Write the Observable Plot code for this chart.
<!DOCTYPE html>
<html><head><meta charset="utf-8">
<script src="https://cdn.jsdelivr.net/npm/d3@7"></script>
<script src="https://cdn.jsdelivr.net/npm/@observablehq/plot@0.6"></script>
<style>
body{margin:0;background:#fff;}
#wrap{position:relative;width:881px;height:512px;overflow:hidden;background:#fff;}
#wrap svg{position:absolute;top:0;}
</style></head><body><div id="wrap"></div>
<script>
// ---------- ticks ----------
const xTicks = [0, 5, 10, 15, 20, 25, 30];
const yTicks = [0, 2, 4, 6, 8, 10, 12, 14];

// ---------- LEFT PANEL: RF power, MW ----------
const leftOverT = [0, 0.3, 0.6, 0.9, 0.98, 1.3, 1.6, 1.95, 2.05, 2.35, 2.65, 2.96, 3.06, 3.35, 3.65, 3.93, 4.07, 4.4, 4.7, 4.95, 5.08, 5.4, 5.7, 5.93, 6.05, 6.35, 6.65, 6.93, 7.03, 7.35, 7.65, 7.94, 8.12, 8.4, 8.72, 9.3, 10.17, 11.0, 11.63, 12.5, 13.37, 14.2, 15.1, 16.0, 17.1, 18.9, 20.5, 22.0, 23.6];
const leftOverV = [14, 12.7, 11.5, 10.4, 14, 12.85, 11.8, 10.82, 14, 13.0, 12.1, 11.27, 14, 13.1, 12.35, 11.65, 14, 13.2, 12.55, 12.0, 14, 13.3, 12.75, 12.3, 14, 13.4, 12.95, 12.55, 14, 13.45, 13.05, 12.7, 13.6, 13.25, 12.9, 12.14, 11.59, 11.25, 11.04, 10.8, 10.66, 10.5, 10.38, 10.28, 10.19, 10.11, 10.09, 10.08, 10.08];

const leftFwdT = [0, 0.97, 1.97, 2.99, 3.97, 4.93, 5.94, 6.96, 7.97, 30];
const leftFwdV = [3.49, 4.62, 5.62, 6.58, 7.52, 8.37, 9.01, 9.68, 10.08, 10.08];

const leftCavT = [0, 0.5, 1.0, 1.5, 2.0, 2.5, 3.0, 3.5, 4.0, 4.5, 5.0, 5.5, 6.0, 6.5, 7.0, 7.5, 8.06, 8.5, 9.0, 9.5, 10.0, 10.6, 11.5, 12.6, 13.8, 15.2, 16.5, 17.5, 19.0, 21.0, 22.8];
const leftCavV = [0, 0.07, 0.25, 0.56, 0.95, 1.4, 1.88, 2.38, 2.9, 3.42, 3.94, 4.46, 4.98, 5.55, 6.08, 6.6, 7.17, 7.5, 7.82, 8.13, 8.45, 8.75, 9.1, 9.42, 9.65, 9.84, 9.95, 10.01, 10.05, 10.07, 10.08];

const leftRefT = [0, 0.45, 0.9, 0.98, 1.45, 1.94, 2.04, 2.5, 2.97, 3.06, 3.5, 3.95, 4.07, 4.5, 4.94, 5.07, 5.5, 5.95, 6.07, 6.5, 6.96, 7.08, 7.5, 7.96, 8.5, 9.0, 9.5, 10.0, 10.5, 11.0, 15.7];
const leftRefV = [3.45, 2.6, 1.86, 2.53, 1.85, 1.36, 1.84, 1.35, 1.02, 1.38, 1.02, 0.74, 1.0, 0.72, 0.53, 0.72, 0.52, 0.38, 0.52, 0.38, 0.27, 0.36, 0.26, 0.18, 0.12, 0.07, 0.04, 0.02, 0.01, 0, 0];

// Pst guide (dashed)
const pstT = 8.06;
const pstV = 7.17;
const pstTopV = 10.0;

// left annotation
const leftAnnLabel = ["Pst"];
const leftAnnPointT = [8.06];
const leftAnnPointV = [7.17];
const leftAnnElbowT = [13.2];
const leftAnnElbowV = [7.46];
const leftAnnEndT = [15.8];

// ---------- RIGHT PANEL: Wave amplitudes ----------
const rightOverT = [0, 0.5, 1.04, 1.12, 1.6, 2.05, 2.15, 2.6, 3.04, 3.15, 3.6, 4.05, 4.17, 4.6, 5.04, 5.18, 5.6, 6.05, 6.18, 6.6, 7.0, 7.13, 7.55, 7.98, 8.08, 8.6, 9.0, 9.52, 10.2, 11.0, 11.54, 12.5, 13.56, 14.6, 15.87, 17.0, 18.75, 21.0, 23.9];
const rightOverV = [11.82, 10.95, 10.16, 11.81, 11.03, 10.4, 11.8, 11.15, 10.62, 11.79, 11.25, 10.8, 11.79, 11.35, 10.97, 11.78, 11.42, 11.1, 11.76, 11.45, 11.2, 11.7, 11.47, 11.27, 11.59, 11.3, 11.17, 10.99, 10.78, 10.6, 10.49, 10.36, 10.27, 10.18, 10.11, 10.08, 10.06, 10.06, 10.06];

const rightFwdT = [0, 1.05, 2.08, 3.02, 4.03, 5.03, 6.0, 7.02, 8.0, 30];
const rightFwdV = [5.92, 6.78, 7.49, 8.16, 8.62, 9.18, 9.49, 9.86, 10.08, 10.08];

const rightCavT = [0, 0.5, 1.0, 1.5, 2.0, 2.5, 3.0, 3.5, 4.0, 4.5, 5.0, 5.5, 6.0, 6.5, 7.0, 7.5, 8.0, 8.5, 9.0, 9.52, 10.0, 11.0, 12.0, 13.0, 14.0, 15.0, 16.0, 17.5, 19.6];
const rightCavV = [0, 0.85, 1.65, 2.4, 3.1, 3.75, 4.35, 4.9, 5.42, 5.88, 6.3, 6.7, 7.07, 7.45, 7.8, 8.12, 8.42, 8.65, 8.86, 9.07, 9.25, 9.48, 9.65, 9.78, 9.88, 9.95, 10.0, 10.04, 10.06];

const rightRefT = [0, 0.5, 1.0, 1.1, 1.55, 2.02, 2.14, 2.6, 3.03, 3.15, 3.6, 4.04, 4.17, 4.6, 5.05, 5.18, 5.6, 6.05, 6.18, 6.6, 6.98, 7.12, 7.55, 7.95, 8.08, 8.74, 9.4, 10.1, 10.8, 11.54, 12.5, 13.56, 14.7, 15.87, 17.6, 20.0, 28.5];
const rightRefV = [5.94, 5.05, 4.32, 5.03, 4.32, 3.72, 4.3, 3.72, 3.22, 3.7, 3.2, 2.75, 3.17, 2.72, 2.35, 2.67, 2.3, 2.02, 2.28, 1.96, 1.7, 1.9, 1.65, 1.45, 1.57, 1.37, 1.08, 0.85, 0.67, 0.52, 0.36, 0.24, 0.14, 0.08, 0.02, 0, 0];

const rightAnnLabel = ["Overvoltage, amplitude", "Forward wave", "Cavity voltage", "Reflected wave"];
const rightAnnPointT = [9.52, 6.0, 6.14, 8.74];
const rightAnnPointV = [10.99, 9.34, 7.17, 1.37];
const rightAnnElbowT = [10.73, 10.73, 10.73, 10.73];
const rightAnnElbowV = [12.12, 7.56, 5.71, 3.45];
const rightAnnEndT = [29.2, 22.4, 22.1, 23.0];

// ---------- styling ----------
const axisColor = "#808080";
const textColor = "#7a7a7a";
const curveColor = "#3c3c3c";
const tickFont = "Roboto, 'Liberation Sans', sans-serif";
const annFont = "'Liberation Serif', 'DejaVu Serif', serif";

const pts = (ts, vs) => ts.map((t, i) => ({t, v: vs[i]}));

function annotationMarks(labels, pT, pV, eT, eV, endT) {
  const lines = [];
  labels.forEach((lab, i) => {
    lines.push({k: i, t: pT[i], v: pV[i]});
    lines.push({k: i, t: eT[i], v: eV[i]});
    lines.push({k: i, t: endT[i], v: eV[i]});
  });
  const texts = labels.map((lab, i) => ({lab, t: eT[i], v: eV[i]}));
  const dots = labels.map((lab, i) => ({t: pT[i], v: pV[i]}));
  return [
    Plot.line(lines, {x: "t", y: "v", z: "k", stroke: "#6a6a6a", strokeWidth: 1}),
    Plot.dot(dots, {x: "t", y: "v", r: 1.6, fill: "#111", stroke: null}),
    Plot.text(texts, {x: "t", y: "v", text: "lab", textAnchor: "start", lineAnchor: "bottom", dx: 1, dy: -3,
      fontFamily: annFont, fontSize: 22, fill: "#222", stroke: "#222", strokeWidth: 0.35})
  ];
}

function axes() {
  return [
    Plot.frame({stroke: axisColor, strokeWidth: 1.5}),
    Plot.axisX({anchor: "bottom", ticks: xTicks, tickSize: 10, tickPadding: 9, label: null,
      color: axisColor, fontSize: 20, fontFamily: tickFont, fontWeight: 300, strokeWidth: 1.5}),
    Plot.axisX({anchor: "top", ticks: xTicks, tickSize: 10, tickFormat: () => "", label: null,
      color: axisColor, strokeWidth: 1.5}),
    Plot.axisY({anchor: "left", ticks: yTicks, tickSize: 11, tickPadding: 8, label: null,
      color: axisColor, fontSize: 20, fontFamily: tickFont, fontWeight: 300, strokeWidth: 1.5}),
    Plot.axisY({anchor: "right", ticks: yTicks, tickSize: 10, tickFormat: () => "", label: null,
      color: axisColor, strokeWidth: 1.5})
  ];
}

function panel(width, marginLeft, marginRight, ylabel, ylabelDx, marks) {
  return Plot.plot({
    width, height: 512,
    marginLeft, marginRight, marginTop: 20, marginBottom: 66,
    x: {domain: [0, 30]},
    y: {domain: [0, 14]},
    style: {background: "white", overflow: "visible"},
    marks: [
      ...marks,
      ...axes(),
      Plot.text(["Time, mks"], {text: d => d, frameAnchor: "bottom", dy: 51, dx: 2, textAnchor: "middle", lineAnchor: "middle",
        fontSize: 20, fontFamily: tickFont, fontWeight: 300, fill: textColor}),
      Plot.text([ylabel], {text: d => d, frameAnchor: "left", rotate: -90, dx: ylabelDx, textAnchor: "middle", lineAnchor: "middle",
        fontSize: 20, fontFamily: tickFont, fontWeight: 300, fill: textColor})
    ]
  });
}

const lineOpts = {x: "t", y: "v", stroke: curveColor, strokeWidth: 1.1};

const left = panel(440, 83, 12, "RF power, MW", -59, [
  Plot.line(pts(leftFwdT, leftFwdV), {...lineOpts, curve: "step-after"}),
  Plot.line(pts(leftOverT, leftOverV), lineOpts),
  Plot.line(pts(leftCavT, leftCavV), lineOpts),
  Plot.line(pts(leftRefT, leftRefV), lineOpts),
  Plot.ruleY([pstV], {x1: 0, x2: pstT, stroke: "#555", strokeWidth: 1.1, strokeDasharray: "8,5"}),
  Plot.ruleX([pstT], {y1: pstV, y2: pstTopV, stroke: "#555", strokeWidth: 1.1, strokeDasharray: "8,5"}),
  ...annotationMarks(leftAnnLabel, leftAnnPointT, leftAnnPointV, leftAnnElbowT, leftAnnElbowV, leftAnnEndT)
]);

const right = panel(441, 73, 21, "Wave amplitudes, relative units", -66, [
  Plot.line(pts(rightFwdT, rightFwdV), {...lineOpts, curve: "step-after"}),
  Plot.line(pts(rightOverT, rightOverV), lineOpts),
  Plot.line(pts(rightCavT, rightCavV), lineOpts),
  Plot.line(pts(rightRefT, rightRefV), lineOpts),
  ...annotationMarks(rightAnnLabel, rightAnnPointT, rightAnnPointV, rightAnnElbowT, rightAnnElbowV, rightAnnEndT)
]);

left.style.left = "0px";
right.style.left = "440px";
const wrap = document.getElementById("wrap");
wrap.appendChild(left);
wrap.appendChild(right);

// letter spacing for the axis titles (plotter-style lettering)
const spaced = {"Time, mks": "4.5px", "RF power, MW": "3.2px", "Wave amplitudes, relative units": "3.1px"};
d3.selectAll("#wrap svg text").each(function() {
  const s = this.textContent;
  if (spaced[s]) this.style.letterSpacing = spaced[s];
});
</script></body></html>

════

**WHAT YOU ARE ASKED TO DO:**
Starting at the first line of the material above, reproduce each line exactly up to and including the line with "const yTicks = [0, 2, 4, 6, 8, 10, 12, 14];".

**WORKED SOLUTION:**
Write the Observable Plot code for this chart.
<!DOCTYPE html>
<html><head><meta charset="utf-8">
<script src="https://cdn.jsdelivr.net/npm/d3@7"></script>
<script src="https://cdn.jsdelivr.net/npm/@observablehq/plot@0.6"></script>
<style>
body{margin:0;background:#fff;}
#wrap{position:relative;width:881px;height:512px;overflow:hidden;background:#fff;}
#wrap svg{position:absolute;top:0;}
</style></head><body><div id="wrap"></div>
<script>
// ---------- ticks ----------
const xTicks = [0, 5, 10, 15, 20, 25, 30];
const yTicks = [0, 2, 4, 6, 8, 10, 12, 14];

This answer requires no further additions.